Despite the small footprint, more bags and a larger filtration surface area were designed into the new baghouse, resulting in a very low air-to-cloth ratio, in the range of 1.2 to 1.5:1, depending on operating conditions, making filtration very efficient and leading to a very long bag life. With the “water-free,” two-stage gas-cooling system, Kuttner expects the Aramid fiber bags to last 5-10 years.
The closed-loop system uses a two-pass, cross-flow recuperator, a two-pass cross-flow aftercooler, and a Luehr gas cooler prior to filtration. This gas conditioning is critical to dust collection and allows for optimal effectiveness in particulate emissions control. In addition, the layout of this equipment allows for waste-heat recovery, providing the potential for Acme to capture and reuse the heat somewhere in its facility.
Although Acme is a “synthetic minor” source under the MACT standards established by the U.S. EPA, Acme required that the new baghouse meet, or exceed, the existing major source particulate limit of 0.006 grains per dry standard cubic feet (gr/dscf).
Compliance tests conducted 20 days after start-up yielded 0.0019 gr/dscf — far exceeding MACT requirements. In addition, carbon monoxide emission rates fell below 50 ppm because of the upgraded afterburner system and new controls. The Acme cupola is also compliant with the 1,300°F minimum afterburner temperature limit required by the U.S. EPA under the new MACT standard.
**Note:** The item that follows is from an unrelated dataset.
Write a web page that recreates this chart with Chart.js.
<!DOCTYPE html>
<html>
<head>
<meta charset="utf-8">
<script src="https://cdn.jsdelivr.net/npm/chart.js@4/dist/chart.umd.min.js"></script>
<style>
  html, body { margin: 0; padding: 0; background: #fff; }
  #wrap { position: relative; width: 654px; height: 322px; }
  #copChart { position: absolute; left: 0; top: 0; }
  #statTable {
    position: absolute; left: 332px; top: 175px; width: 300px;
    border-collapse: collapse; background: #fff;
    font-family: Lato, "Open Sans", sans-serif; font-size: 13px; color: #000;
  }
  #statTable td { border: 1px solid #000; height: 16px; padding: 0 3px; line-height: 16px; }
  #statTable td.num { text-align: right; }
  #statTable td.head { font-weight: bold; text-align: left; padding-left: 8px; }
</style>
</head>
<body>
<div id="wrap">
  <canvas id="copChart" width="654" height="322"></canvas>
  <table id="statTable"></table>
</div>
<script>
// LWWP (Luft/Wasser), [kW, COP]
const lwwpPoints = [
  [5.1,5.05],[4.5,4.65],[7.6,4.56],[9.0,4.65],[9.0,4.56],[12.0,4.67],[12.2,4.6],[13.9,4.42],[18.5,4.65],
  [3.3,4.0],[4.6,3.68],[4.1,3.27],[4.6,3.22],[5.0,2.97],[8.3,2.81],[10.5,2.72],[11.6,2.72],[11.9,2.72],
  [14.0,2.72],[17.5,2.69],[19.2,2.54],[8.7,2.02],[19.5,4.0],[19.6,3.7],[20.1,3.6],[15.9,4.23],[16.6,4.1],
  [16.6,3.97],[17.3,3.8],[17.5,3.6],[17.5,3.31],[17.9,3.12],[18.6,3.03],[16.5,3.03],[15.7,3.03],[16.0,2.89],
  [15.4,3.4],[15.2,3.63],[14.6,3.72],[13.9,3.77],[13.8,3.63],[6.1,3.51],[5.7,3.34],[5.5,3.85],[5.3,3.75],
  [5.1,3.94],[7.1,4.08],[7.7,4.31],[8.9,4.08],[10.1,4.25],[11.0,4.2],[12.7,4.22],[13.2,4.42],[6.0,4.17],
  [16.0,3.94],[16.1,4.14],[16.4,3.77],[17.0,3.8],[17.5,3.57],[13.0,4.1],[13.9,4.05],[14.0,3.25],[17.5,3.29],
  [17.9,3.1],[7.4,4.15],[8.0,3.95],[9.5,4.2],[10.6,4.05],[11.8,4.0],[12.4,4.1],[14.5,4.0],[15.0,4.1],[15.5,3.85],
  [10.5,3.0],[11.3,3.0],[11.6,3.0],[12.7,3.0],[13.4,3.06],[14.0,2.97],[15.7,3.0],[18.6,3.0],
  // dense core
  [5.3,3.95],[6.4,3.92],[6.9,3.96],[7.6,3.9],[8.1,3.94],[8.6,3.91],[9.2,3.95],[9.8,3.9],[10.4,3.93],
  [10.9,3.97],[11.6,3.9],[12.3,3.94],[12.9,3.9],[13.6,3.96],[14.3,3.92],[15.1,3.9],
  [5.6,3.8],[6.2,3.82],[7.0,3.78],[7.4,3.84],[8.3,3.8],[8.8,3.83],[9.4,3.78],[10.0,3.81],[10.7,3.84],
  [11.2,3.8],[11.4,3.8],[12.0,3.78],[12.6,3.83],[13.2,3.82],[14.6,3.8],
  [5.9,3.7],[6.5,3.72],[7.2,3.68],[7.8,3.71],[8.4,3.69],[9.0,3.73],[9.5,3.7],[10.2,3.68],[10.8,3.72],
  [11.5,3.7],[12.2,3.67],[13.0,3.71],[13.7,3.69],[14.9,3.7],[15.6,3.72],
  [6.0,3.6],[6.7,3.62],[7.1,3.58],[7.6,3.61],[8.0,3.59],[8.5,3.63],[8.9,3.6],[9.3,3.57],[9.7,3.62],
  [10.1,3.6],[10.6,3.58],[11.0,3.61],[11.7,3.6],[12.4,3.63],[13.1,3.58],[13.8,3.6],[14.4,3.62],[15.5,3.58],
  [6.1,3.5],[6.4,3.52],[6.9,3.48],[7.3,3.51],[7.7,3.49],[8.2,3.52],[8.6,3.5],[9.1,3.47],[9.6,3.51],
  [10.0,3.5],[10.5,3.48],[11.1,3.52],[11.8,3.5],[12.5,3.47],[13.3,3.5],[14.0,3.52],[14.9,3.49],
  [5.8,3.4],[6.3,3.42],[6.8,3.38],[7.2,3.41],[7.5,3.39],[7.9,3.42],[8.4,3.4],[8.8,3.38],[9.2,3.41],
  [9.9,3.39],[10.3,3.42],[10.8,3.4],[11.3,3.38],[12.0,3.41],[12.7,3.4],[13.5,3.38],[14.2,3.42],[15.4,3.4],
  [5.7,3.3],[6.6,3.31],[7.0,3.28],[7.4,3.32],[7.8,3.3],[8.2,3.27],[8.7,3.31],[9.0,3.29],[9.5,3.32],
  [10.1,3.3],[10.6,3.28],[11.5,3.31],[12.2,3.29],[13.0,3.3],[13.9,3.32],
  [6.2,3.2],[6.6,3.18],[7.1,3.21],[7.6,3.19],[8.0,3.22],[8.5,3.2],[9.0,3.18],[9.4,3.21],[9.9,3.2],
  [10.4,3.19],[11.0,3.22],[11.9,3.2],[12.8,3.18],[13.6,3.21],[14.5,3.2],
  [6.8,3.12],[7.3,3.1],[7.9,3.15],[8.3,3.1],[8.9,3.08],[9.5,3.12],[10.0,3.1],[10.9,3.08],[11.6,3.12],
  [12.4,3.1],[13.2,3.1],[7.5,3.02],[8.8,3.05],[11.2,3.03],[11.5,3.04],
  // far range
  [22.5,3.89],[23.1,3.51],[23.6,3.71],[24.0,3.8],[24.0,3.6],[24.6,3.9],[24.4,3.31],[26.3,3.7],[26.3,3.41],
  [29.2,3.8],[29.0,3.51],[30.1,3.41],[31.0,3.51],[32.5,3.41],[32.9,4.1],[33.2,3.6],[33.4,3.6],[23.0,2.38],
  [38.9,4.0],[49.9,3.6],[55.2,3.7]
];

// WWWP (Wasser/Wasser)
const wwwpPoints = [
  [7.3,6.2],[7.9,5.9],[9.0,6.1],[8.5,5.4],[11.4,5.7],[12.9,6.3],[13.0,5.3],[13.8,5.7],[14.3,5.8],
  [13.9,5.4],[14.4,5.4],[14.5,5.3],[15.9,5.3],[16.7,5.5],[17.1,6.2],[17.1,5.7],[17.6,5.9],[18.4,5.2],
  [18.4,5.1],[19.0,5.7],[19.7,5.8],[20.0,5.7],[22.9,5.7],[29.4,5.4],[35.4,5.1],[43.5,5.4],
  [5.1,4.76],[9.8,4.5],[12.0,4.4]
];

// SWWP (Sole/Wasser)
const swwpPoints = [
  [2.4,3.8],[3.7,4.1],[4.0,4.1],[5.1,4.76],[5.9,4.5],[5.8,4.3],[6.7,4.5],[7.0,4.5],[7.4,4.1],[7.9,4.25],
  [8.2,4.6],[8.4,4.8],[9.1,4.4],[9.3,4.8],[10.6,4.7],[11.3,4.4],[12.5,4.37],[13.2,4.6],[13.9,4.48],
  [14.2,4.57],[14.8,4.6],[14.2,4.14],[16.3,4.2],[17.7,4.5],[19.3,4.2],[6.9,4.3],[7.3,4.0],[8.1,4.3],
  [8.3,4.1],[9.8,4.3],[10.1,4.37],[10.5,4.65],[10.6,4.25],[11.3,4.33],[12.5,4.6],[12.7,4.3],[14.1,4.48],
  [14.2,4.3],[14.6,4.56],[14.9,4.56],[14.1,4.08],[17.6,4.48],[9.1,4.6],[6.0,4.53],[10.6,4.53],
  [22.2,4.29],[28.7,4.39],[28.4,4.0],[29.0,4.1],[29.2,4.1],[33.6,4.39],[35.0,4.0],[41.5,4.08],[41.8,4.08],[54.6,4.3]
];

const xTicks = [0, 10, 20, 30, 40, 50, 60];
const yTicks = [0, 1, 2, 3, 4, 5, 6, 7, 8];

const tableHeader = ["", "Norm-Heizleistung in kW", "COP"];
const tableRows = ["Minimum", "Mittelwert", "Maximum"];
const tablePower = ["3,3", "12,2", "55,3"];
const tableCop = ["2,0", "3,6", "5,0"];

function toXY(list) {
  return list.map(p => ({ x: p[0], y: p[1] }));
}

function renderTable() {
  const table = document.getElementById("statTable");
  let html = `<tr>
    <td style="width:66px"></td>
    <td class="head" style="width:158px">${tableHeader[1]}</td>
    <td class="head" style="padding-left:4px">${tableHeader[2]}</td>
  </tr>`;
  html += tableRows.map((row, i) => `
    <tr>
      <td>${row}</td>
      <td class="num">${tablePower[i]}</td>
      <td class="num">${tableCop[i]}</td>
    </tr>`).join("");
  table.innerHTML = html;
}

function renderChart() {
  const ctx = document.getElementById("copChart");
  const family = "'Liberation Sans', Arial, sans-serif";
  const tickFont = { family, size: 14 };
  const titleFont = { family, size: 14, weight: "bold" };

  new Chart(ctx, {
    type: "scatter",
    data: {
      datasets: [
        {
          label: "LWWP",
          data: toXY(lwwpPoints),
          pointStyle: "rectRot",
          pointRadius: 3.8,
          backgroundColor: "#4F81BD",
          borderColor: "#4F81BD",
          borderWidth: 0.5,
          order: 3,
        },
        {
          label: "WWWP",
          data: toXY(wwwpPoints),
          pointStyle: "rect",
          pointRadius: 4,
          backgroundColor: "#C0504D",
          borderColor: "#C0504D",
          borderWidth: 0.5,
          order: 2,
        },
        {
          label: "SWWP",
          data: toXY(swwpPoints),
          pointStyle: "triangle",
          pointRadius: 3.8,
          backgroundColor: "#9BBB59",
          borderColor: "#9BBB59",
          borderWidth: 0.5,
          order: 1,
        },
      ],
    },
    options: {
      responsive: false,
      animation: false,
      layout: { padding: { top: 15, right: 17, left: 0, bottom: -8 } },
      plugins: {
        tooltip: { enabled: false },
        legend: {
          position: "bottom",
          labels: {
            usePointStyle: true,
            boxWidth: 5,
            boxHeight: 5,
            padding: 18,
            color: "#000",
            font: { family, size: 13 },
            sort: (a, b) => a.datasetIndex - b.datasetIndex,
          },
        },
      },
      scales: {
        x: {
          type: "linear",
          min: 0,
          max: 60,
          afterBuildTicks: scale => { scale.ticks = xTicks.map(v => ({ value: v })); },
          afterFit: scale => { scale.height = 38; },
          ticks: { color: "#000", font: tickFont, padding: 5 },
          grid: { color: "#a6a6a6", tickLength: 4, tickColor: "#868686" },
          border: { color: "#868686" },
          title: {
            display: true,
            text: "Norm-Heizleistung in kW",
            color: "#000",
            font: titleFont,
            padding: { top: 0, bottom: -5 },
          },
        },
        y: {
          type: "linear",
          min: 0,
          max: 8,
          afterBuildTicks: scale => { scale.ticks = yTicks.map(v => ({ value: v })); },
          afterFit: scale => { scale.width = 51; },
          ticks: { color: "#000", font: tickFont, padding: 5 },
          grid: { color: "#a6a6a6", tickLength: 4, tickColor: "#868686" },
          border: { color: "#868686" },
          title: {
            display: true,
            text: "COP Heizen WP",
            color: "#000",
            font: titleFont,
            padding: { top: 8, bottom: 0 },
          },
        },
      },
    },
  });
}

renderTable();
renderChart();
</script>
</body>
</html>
Kuttner worked closely with Acme to coordinate the installation plan. There were some particularly tight areas that were needed for equipment placement, and Acme had to remain in production throughout the majority of the construction. Much of the new equipment was installed without affecting production.
Kuttner engineers evaluated every component within the previous system and were even able to find a use for the old water-spray quencher that had been used to cool the gas before it hit the bag house. It now functions as a drop out for fly ash to ensure the abrasive material doesn’t continue through the recuperator or first-stage gas cooling system. This arrangement will substantially extend tube life in the hot-blast recuperator.
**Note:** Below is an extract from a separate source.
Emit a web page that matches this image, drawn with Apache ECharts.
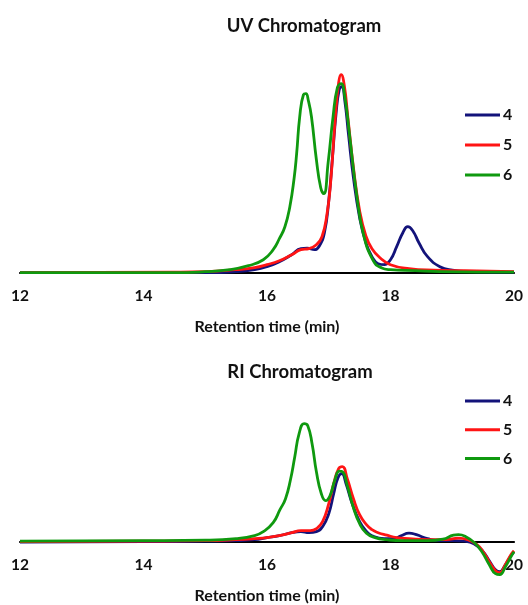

The cupola furnace and the entire gas-handling system is controlled by Allen Bradley PLCs and a Dell PC-based RSView Human Machine Interface (HMI). All critical operating parameters (e.g., temperatures, pressures, and flow rates) are quickly accessible to the operator using intuitive graphic displays and drop-down menus. In addition, the HMI displays messages, warnings and alarms, and logs all messages based on preset parameters. If the system detects that one of these parameters is out of range, or there is a warning or fault, it gives a verbal description of what’s happening within the system. All of the parameters are recorded every few milliseconds and stored for use in historical trending, aiding diagnosis, troubleshooting, and fine tuning.
“It was important for us to automate the control of the system,” said Tatman. “We wanted to make it as easy as possible for our operators to monitor the activity in the system and have the ability to react should anything happen.”
Although these types of controls are standard within the industry, Kuttner added value by properly applying the technology within the system. Kuttner’s team of engineers has decades of experience building and retrofitting cupola melting and emissioncontrol systems. Their understanding of the cupola furnace, thermodynamics, combustion processes, and environmental regulations allows them to configure systems where everything is reacting properly and provide turnkey solutions.
“What’s impressive about Kuttner’s solution and the use of the hot-blast recuperator is that we could significantly increase our production quickly,” said Tatman. “We are running 16 tons an hour because our molding systems are set up specifically for that tonnage. We’ve added enough potential capacity to our melting capabilities to help increase our tonnage to 25 tons an hour. Both in the short term and long term, we see a payback in our future.”